No, IBM went without QBasic. They used a variation of E instead of the QBasic/Edit that MS offered. See http://oldcomputermuseum.com/os/pcdos_6.1.html for one reference to that. Wikipedia and my memory concur. PC DOS 7 got a language but it was REXX.
 
No, IBM went without QBasic. They used a variation of E instead of the QBasic/Edit that MS offered. See http://oldcomputermuseum.com/os/pcdos_6.1.html for one reference to that. Wikipedia and my memory concur. PC DOS 7 got a language but it was REXX.

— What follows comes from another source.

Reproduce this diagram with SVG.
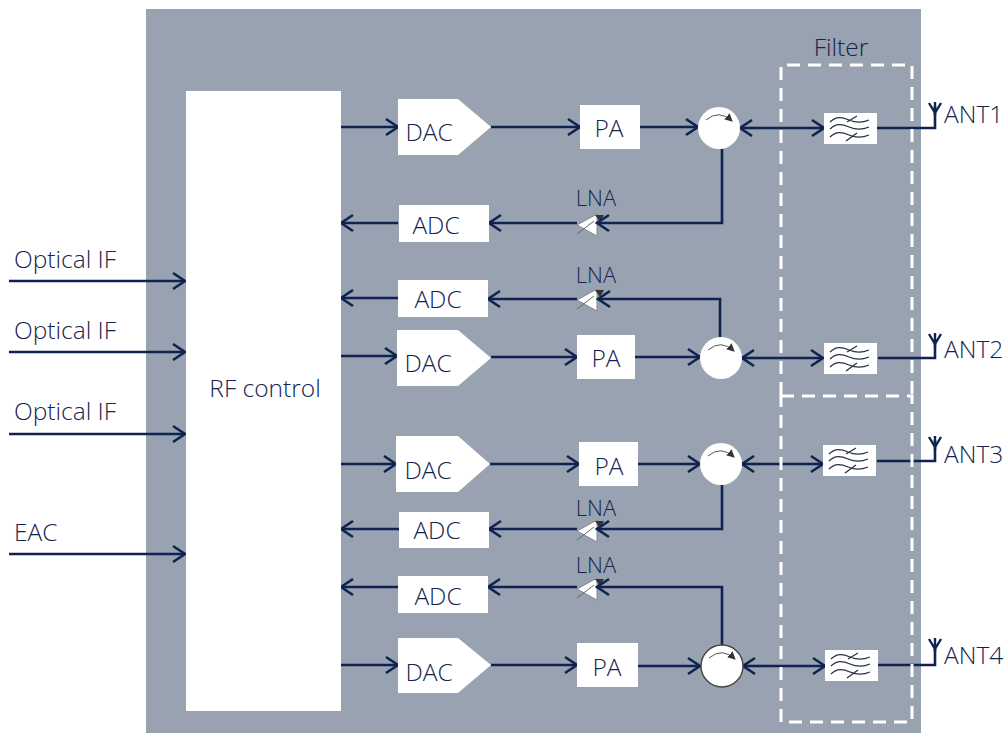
<svg xmlns="http://www.w3.org/2000/svg" width="1006" height="733" viewBox="0 0 1006 733">
<style>
text{font-family:"Open Sans","Noto Sans","Liberation Sans",sans-serif;font-weight:300;fill:#14244d;transform:translateY(-1px)}
.t{font-size:24.5px}
.m{text-anchor:middle}
.l{font-size:22px}
.w{fill:#fff}
.c{fill:none;stroke:#0f2350;stroke-width:2.6}
.a{marker-end:url(#arr)}
.d{fill:none;stroke:#fff;stroke-width:3;stroke-dasharray:13 8}
.f{fill:none;stroke:#2a3244;stroke-width:1.3}
.g{fill:none;stroke:#555;stroke-width:1}
</style>
<defs>
<marker id="arr" markerUnits="userSpaceOnUse" markerWidth="17" markerHeight="20" refX="14" refY="10" orient="auto">
<path d="M2 2L14 10L2 18" fill="none" stroke="#0f2350" stroke-width="2.6"/>
</marker>
<marker id="tip" markerUnits="userSpaceOnUse" markerWidth="10" markerHeight="10" refX="7" refY="4" orient="auto">
<path d="M0 0L8 4L0 8Z" fill="#333"/>
</marker>
<g id="filt">
<rect x="0" y="0" width="53" height="31" class="w"/>
<path class="f" d="M6 9C12 3 18 4 25 7S38 10 45 7M6 16C12 10 18 11 25 14S38 17 45 14M6 24C12 18 18 19 25 22S38 25 45 22M23 9L33 3M22 28L33 20"/>
</g>
<g id="lna">
<path d="M-20 0L0 -11V11Z" class="w" stroke="#888" stroke-width="1"/>
<path d="M-20 9L-3 -4" fill="none" stroke="#666" stroke-width="1"/>
<path d="M-2 -10L7 -10L3 -3Z" fill="#333"/>
</g>
<g id="circ">
<circle r="21" class="w"/>
<path d="M-13 -8Q0 -19 13 -7" class="g" marker-end="url(#tip)"/>
</g>
<g id="ant">
<path d="M-6 -13L0 -3L6 -13M0 -14V0" fill="none" stroke="#0f2350" stroke-width="2.4"/>
</g>
</defs>
<rect id="panel" x="146" y="9" width="775" height="724" fill="#98a2b0"/>
<g id="lna1"><use href="#lna" x="597" y="225"/><text x="596" y="207" class="l m">LNA</text></g>
<g id="lna2"><use href="#lna" x="597" y="300"/><text x="596" y="284" class="l m">LNA</text></g>
<g id="lna3"><use href="#lna" x="597" y="531"/><text x="596" y="517" class="l m">LNA</text></g>
<g id="lna4"><use href="#lna" x="597" y="589"/><text x="596" y="574" class="l m">LNA</text></g>
<g id="connectors">
<path class="c a" d="M9 281H185"/>
<path class="c a" d="M9 352H185"/>
<path class="c a" d="M9 434H185"/>
<path class="c a" d="M9 554H185"/>
<path class="c a" d="M340 127H398"/>
<path class="c a" d="M491 127H580"/>
<path class="c a" d="M640 127H698"/>
<path class="c a" d="M760 128H740"/>
<path class="c a" d="M760 128H824"/>
<path class="c a" d="M722 149V223H597"/>
<path class="c a" d="M577 223H489"/>
<path class="c a" d="M398 223H341"/>
<path class="c a" d="M720 337V299H598"/>
<path class="c a" d="M577 299H488"/>
<path class="c a" d="M398 298H341"/>
<path class="c a" d="M340 356H397"/>
<path class="c a" d="M491 357H577"/>
<path class="c a" d="M635 357H700"/>
<path class="c a" d="M760 358H742"/>
<path class="c a" d="M760 358H823"/>
<path class="c a" d="M340 464H396"/>
<path class="c a" d="M490 464H579"/>
<path class="c a" d="M638 464H700"/>
<path class="c a" d="M760 464H742"/>
<path class="c a" d="M760 464H823"/>
<path class="c a" d="M722 485V529H597"/>
<path class="c a" d="M577 529H489"/>
<path class="c a" d="M399 529H341"/>
<path class="c a" d="M722 645V587H597"/>
<path class="c a" d="M577 587H488"/>
<path class="c a" d="M398 587H341"/>
<path class="c a" d="M340 665H398"/>
<path class="c a" d="M491 665H577"/>
<path class="c a" d="M638 666H700"/>
<path class="c a" d="M762 666H743"/>
<path class="c a" d="M762 666H825"/>
<path class="c" d="M877 128H935V106"/>
<path class="c" d="M878 358H935V340"/>
<path class="c" d="M877 461H935V440"/>
<path class="c" d="M878 665H935V645"/>
</g>
<g id="rf-control"><rect x="186" y="91" width="155" height="620" class="w"/><text x="265" y="398" class="t m">RF control</text></g>
<g id="filter-top"><path d="M781 395V65H912V395" class="d"/></g>
<g id="filter-bottom"><rect x="781" y="396" width="131" height="326" class="d"/></g>
<text x="841" y="57" class="t m">Filter</text>
<g id="dac1"><path class="w" d="M398 99H458L491 127L458 155H398Z"/><text x="429" y="142" class="t m">DAC</text></g>
<g id="pa1"><rect x="580" y="105" width="60" height="44" class="w"/><text x="609" y="138" class="t m">PA</text></g>
<g id="adc1"><rect x="399" y="205" width="90" height="37" class="w"/><text x="436" y="235" class="t m">ADC</text></g>
<g id="circ1"><use href="#circ" x="719" y="128"/></g>
<g id="filt1"><use href="#filt" x="824" y="113"/></g>
<g id="ant1"><use href="#ant" x="935" y="116"/><text x="944" y="124" class="t">ANT1</text></g>
<g id="adc2"><rect x="398" y="280" width="90" height="37" class="w"/><text x="438" y="309" class="t m">ADC</text></g>
<g id="dac2"><path class="w" d="M397 330H458L491 358L458 386H397Z"/><text x="428" y="373" class="t m">DAC</text></g>
<g id="pa2"><rect x="577" y="335" width="58" height="44" class="w"/><text x="606" y="368" class="t m">PA</text></g>
<g id="circ2"><use href="#circ" x="721" y="358"/></g>
<g id="filt2"><use href="#filt" x="824" y="343"/></g>
<g id="ant2"><use href="#ant" x="935" y="347"/><text x="944" y="359" class="t">ANT2</text></g>
<g id="dac3"><path class="w" d="M396 436H458L490 464L458 492H396Z"/><text x="428" y="480" class="t m">DAC</text></g>
<g id="pa3"><rect x="579" y="442" width="59" height="44" class="w"/><text x="609" y="476" class="t m">PA</text></g>
<g id="circ3"><use href="#circ" x="721" y="464"/></g>
<g id="filt3"><use href="#filt" x="823" y="445"/></g>
<g id="ant3"><use href="#ant" x="935" y="450"/><text x="944" y="464" class="t">ANT3</text></g>
<g id="adc3"><rect x="399" y="512" width="90" height="36" class="w"/><text x="437" y="540" class="t m">ADC</text></g>
<g id="adc4"><rect x="398" y="576" width="90" height="37" class="w"/><text x="438" y="606" class="t m">ADC</text></g>
<g id="dac4"><path class="w" d="M398 638H458L491 665L458 693H398Z"/><text x="429" y="682" class="t m">DAC</text></g>
<g id="pa4"><rect x="577" y="643" width="61" height="44" class="w"/><text x="607" y="677" class="t m">PA</text></g>
<g id="circ4"><use href="#circ" x="722" y="666"/><circle cx="722" cy="666" r="21" fill="none" stroke="#444" stroke-width="1.4"/></g>
<g id="filt4"><use href="#filt" x="825" y="650"/></g>
<g id="ant4"><use href="#ant" x="935" y="652"/><text x="944" y="665" class="t">ANT4</text></g>
<text x="14" y="269" class="t">Optical IF</text>
<text x="14" y="340" class="t">Optical IF</text>
<text x="14" y="421" class="t">Optical IF</text>
<text x="14" y="542" class="t">EAC</text>
</svg>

Well, I was specifically talking about MS-DOS and I read your comparison of MS-DOS 6 (no .x) with QBASIC vs PC-DOS 6.x without it as suggesting that MS-DOS 6.x no longer had QBASIC either. I imagine IBM just didn't want to be beholden to MS any longer and when MS switched to QBASIC IBM probably thought it was a good time to go their own way.
 
Actually IBM PC-DOS 5 did come with an IBM-branded QBASIC/EDIT. The startup screens show "IBM DOS Editor" and "IBM DOS QBasic" and the copyright was changed to "Copyright (C) IBM Corporation, 1987-1991".

Back on topic, both QBASIC and QuickBASIC will run on an XT (or PC!) if you have enough memory. If you are low on memory you can run just the QuickBASIC compiler (BC.EXE) from the command line.